A convivência quer com a organização da corrida, quer com os norte-coreanos, foi sempre pacífica e não aponta nada negativo ao país.

Recorda, no entanto, algumas diferenças em relação a outras realidades que conhece: "É um país sem trânsito, isso chocou-me um bocado, quase ninguém deve ter carro. As pessoas também não têm acesso à Internet, existe um servidor privado onde aparecem notícias e podem fazer pesquisas que são controladas, existem aplicações próprias para ouvir música, para falarem uns com os outros, não há Instagram, nem WhatsApp, nada disso", explica.

João Sousa Pinto,
João Sousa Pinto, João Sousa Pinto, créditos: DR

A acrescentar a isto, João conta que também não podem sair do país. "Isso marcou-me", mas "eles não têm consciência do que há cá fora, não sabem o que estão a perder".

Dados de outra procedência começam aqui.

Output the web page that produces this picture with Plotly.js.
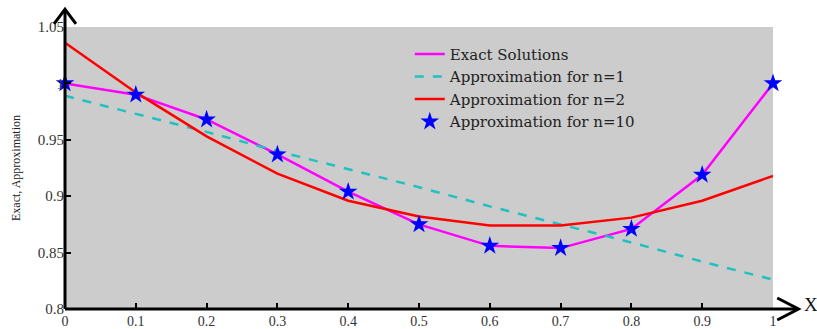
<!DOCTYPE html>
<html>
<head>
<meta charset="utf-8">
<script src="https://cdn.plot.ly/plotly-3.0.1.min.js"></script>
<style>html,body{margin:0;padding:0;background:#fff;}#chart{width:817px;height:329px;}</style>
</head>
<body>
<div id="chart"></div>
<script>
const xValues = [0, 0.1, 0.2, 0.3, 0.4, 0.5, 0.6, 0.7, 0.8, 0.9, 1.0];
const exactValues = [1.0, 0.990, 0.968, 0.937, 0.904, 0.875, 0.856, 0.854, 0.871, 0.919, 1.0];
const approxN1 = [0.989, 0.973, 0.957, 0.940, 0.924, 0.908, 0.891, 0.875, 0.859, 0.842, 0.826];
const approxN2 = [1.036, 0.992, 0.953, 0.920, 0.896, 0.882, 0.874, 0.874, 0.881, 0.896, 0.918];
const approxN10 = [1.0, 0.990, 0.968, 0.937, 0.904, 0.875, 0.856, 0.854, 0.871, 0.919, 1.0];
const xTickVals = [0, 0.1, 0.2, 0.3, 0.4, 0.5, 0.6, 0.7, 0.8, 0.9, 1];
const xTickText = ["0", "0.1", "0.2", "0.3", "0.4", "0.5", "0.6", "0.7", "0.8", "0.9", "1"];
const yTickVals = [0.8, 0.85, 0.9, 0.95, 1.0, 1.05];
const yTickText = ["0.8", "0.85", "0.9", "0.95", "1", "1.05"];

const serif = "Liberation Serif, Times New Roman, serif";
const legendFont = "DejaVu Serif, serif";

const traces = [
  {x: xValues, y: exactValues, name: "Exact Solutions", mode: "lines",
   line: {color: "#ff00ff", width: 2.5}, cliponaxis: false},
  {x: xValues, y: approxN1, name: "Approximation for n=1", mode: "lines",
   line: {color: "#22c0c0", width: 2.5, dash: "dash"}, cliponaxis: false},
  {x: xValues, y: approxN2, name: "Approximation for n=2", mode: "lines",
   line: {color: "#ff0000", width: 2.5}, cliponaxis: false},
  {x: xValues, y: approxN10, name: "Approximation for n=10", mode: "markers",
   marker: {color: "#0000ff", symbol: "star", size: 14, line: {width: 0}}, cliponaxis: false}
];

const layout = {
  width: 817, height: 329,
  margin: {l: 65, r: 44, t: 27, b: 20, pad: 0},
  paper_bgcolor: "#ffffff",
  plot_bgcolor: "#cccccc",
  font: {family: serif, size: 14, color: "#333333"},
  showlegend: true,
  legend: {x: 0.487, y: 0.962, xanchor: "left", yanchor: "top",
           bgcolor: "rgba(0,0,0,0)", font: {family: legendFont, size: 15, color: "#222222"},
           tracegroupgap: 0},
  xaxis: {range: [0, 1], tickvals: xTickVals, ticktext: xTickText, ticks: "inside",
          ticklen: 6, tickwidth: 2, tickcolor: "#000", showgrid: false, zeroline: false,
          showline: false, tickfont: {family: serif, size: 14, color: "#333333"}, ticklabelstandoff: 2},
  yaxis: {range: [0.8, 1.05], tickvals: yTickVals, ticktext: yTickText, ticks: "inside",
          ticklen: 6, tickwidth: 2, tickcolor: "#000", showgrid: false, zeroline: false,
          showline: false, tickfont: {family: serif, size: 15, color: "#333333"},
          title: {text: "Exact, Approximation", font: {family: serif, size: 12, color: "#222222"}, standoff: 14}},
  shapes: [
    {type: "line", xref: "paper", yref: "paper", x0: 0, x1: 0, y0: 0, y1: 1.06,
     line: {color: "#000", width: 3}, layer: "above"},
    {type: "line", xref: "paper", yref: "paper", x0: 0, x1: 1.034, y0: 0, y1: 0,
     line: {color: "#000", width: 3}, layer: "above"},
    {type: "path", xref: "paper", yref: "paper",
     path: "M -0.0155 1.011 L 0 1.063 L 0.0155 1.011",
     line: {color: "#000", width: 3}, layer: "above"},
    {type: "path", xref: "paper", yref: "paper",
     path: "M 1.006 0.039 L 1.036 0 L 1.006 -0.039",
     line: {color: "#000", width: 3}, layer: "above"}
  ],
  annotations: [
    {text: "X", xref: "paper", yref: "paper", x: 1.041, y: 0.015, xanchor: "left", yanchor: "middle",
     showarrow: false, font: {family: serif, size: 19, color: "#111"}}
  ]
};

Plotly.newPlot("chart", traces, layout, {displayModeBar: false, staticPlot: true});
</script>
</body>
</html>
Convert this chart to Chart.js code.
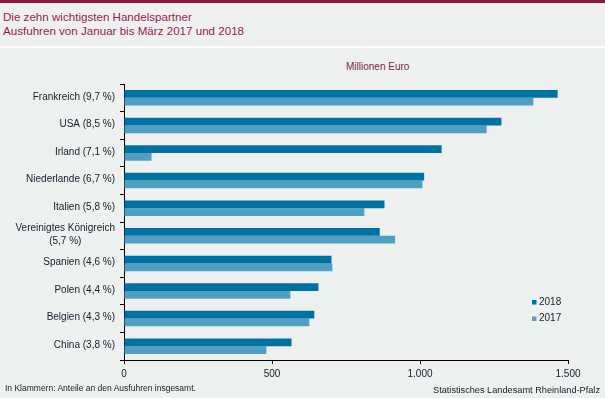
<!DOCTYPE html>
<html>
<head>
<meta charset="utf-8">
<script src="https://cdn.jsdelivr.net/npm/chart.js@4"></script>
<style>
  html, body { margin: 0; padding: 0; }
  body { width: 605px; height: 398px; background: #eef0ef; position: relative; overflow: hidden;
         font-family: "Liberation Sans", Arial, sans-serif; }
  #topbar { position: absolute; left: 0; top: 0; width: 605px; height: 3px; background: #8b1a3a; }
  #sep { position: absolute; left: 0; top: 46px; width: 605px; height: 2px; background: #ffffff; }
  #title { position: absolute; left: 3px; top: 10px; font-size: 11.6px; line-height: 14px; color: #9b1b4b; }
  #unit { position: absolute; left: 346px; top: 61px; font-size: 10px; color: #7a2848; }
  #note { position: absolute; left: 5px; top: 383px; font-size: 8.5px; color: #1a1a2a; }
  #source { position: absolute; right: 5px; top: 385px; font-size: 9.2px; color: #1a1a2a; }
  #wrap { position: absolute; left: 0; top: 0; width: 605px; height: 398px; }
</style>
</head>
<body>
<div id="topbar"></div>
<div id="title">Die zehn wichtigsten Handelspartner<br>Ausfuhren von Januar bis März 2017 und 2018</div>
<div id="sep"></div>
<div id="unit">Millionen Euro</div>
<div id="wrap"><canvas id="mycanvas" width="605" height="398"></canvas></div>
<div id="note">In Klammern: Anteile an den Ausfuhren insgesamt.</div>
<div id="source">Statistisches Landesamt Rheinland-Pfalz</div>
<script>
var partners = [
    ["Frankreich (9,7 %)"],
    ["USA (8,5 %)"],
    ["Irland (7,1 %)"],
    ["Niederlande (6,7 %)"],
    ["Italien (5,8 %)"],
    ["Vereinigtes Königreich", "(5,7 %)"],
    ["Spanien (4,6 %)"],
    ["Polen (4,4 %)"],
    ["Belgien (4,3 %)"],
    ["China (3,8 %)"]
];
var exports2018 = [1465, 1275, 1073, 1014, 880, 864, 701, 657, 643, 566];
var exports2017 = [1383, 1225, 93, 1008, 812, 916, 704, 562, 626, 481];
var xTicks = [0, 500, 1000, 1500];

var FONT = "'Liberation Sans', Arial, sans-serif";

// y labels drawn by hand so the 2nd line of a two-line label sits centred under the first
var yLabels = {
    id: 'yLabels',
    afterDraw: function(chart) {
        var ctx = chart.ctx;
        var y = chart.scales.y;
        ctx.save();
        ctx.font = "10px " + FONT;
        ctx.fillStyle = "#1a1a2a";
        ctx.textBaseline = "middle";
        var right = y.right - 9;
        chart.data.labels.forEach(function(lab, i) {
            var py = y.getPixelForValue(i) - 1;
            if (lab.length == 1) {
                ctx.textAlign = "right";
                ctx.fillText(lab[0], right, py);
            } else {
                var w = ctx.measureText(lab[0]).width;
                var cx = right - w / 2;
                ctx.textAlign = "center";
                var lh = 13;
                var top = py - (lab.length - 1) * lh / 2;
                lab.forEach(function(line, j) {
                    ctx.fillText(line, cx, top + j * lh);
                });
            }
        });
        ctx.restore();
    }
};

// legend in the lower right corner of the plot
var boxLegend = {
    id: 'boxLegend',
    afterDraw: function(chart) {
        var ctx = chart.ctx;
        ctx.save();
        ctx.font = "10px " + FONT;
        ctx.textBaseline = "middle";
        ctx.textAlign = "left";
        chart.data.datasets.forEach(function(ds, i) {
            var yy = 302 + i * 16.5;
            ctx.fillStyle = ds.backgroundColor;
            ctx.fillRect(532, yy - 2, 4.5, 4.5);
            ctx.fillStyle = "#1a1a2a";
            ctx.fillText(ds.label, 539, yy);
        });
        ctx.restore();
    }
};

var ctx = document.getElementById('mycanvas');
var myChart = new Chart(ctx, {
    type: 'bar',
    data: {
        labels: partners,
        datasets: [
            {
                label: '2018',
                data: exports2018,
                backgroundColor: '#0071a3',
                borderWidth: 0
            },
            {
                label: '2017',
                data: exports2017,
                backgroundColor: '#4f9fc2',
                borderWidth: 0
            }
        ]
    },
    options: {
        indexAxis: 'y',
        responsive: false,
        animation: false,
        layout: { padding: { left: 0, top: 84, right: 37, bottom: 0 } },
        datasets: { bar: { categoryPercentage: 0.56, barPercentage: 1.0 } },
        plugins: {
            legend: { display: false },
            tooltip: { enabled: false }
        },
        scales: {
            x: {
                min: 0,
                max: 1500,
                afterBuildTicks: function(scale) {
                    scale.ticks = xTicks.map(function(v) { return { value: v }; });
                },
                afterFit: function(scale) { scale.height = 38; },
                border: { color: '#000000', width: 1 },
                grid: { drawOnChartArea: false, color: '#000000', tickLength: 4 },
                ticks: {
                    color: '#1a1a2a',
                    font: { family: FONT, size: 10 },
                    padding: 4,
                    maxRotation: 0,
                    callback: function(v) {
                        return String(v).replace(/\B(?=(\d{3})+(?!\d))/g, '.');
                    }
                }
            },
            y: {
                afterFit: function(scale) { scale.width = 124; },
                border: { color: '#000000', width: 1 },
                grid: { drawOnChartArea: false, color: '#000000', tickLength: 4, offset: true },
                ticks: { display: false }
            }
        }
    },
    plugins: [yLabels, boxLegend]
});
</script>
</body>
</html>
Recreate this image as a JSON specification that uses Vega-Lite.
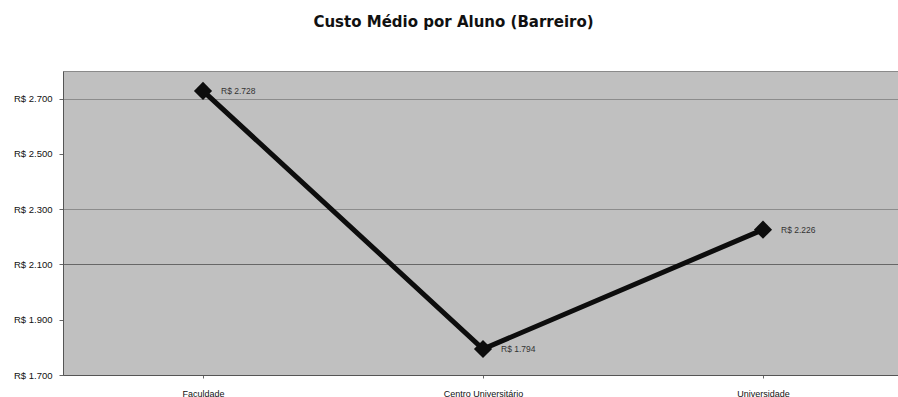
{
  "$schema": "https://vega.github.io/schema/vega-lite/v6.json",
  "autosize": {"type": "none"},
  "width": 835,
  "height": 304,
  "padding": {"left": 63, "top": 71, "right": 0, "bottom": 22},
  "background": "#ffffff",
  "title": {
    "text": "Custo Médio por Aluno (Barreiro)",
    "font": "DejaVu Sans",
    "fontSize": 15,
    "fontWeight": "bold",
    "color": "#111111",
    "anchor": "middle",
    "dx": -27,
    "offset": 41
  },
  "config": {
    "view": {"fill": "#c0c0c0", "stroke": "#8a8a8a", "strokeWidth": 1},
    "axis": {
      "labelFont": "Liberation Sans",
      "labelFontSize": 9.5,
      "labelColor": "#111111",
      "domainColor": "#555555",
      "tickColor": "#666666",
      "title": null
    }
  },
  "data": {
    "values": [
      {"tipo": "Faculdade", "valor": 2728},
      {"tipo": "Centro Universitário", "valor": 1794},
      {"tipo": "Universidade", "valor": 2226}
    ]
  },
  "transform": [
    {"calculate": "'R$ ' + replace(format(datum.valor, ','), ',', '.')", "as": "rotulo"}
  ],
  "encoding": {
    "x": {
      "field": "tipo",
      "type": "nominal",
      "sort": null,
      "scale": {"range": [0, 840], "paddingInner": 0, "paddingOuter": 0},
      "axis": {
        "labelAngle": 0,
        "bandPosition": 0,
        "tickSize": 3,
        "labelPadding": 11,
        "labelBaseline": "top",
        "labelFontSize": 9,
        "grid": false
      }
    },
    "y": {
      "field": "valor",
      "type": "quantitative",
      "scale": {"domain": [1700, 2800], "nice": false, "zero": false},
      "axis": {
        "values": [1700, 1900, 2100, 2300, 2500, 2700],
        "labelExpr": "'R$ ' + replace(format(datum.value, ','), ',', '.')",
        "tickSize": 4,
        "labelPadding": 7,
        "grid": true,
        "gridColor": {
          "condition": {"test": "datum.value === 2100", "value": "#676767"},
          "value": "#8c8c8c"
        },
        "gridOpacity": {
          "condition": {"test": "indexof([2100, 2300, 2700], datum.value) >= 0", "value": 1},
          "value": 0
        }
      }
    }
  },
  "layer": [
    {"mark": {"type": "line", "color": "#0d0d0d", "strokeWidth": 5}},
    {"mark": {"type": "point", "shape": "diamond", "filled": true, "size": 330, "color": "#0d0d0d", "opacity": 1}},
    {
      "mark": {"type": "text", "align": "left", "baseline": "middle", "dx": 18, "font": "Liberation Sans", "fontSize": 8.5, "color": "#333333"},
      "encoding": {"text": {"field": "rotulo"}}
    }
  ]
}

"A sensação que me dá é que eles gostam do país e querem lá estar", diz o desportista.

"Um evento único"

Sobre a participação na corrida que o levou ao pódio nos dez quilómetros, elogia sobretudo a organização. "Havia de tudo, comida europeia, massagem, piscina, banho turco, todas as condições", recorda. "É um evento único, e acho que eles gostam de mostrar uma boa imagem do país. Como sabem que vão estrangeiros, esforçam-se ainda mais para tentar passar uma boa imagem".

João não fez grande preparação para esta prova. Ao SAPO24, sublinha que estava de férias e mais afastado dos treinos, apesar de ter uma rotina regular em Portugal. Na mala para a China levava o equipamento de desporto, que leva sempre em todas as viagens, e corria cerca de uma vez por semana, mais duas sessões de ginásio "só para manutenção".

Foi mais pela desportiva e não contava de maneira nenhuma subir ao pódio numa corrida com participantes de todo o mundo. "Na sua maioria eram russos e chineses, mas havia gente do mundo inteiro, até 'youtubers' ingleses", aponta.

Sobre o conhecimento que os norte-coreanos tinham de Portugal, João diz que normalmente era relacionado com Cristiano Ronaldo. De resto, não percebem bem onde é o país. "Quando cheguei ao pódio eles ouviram mesmo Portugal, e acho que é ótimo até para as nossas relações diplomáticas".

Durante o tempo que esteve no país mais fechado do mundo, não teve qualquer contacto com o exterior nem contactou o governo português. "Os meus pais não sabiam, não os quis preocupar, mas havia quem soubesse e estava pronto para entrar em contacto com uma embaixada caso eu não dissesse nada até dia 9 de abril", confessa. "É sempre arriscado, é ir para o desconhecido, mas correu tudo bem".

"Gostei, mas vi o que queriam que víssemos, só vi Pyongyang. Talvez em outras cidades possa haver mais pobreza e outras condições. Ali havia eletricidade, havia água e havia comida", salienta. "Não posso mesmo dizer mal", reforça o jovem de 25 anos.

Para o futuro, promete que o desporto vai estar sempre na sua vida, até porque o pai também é maratonista.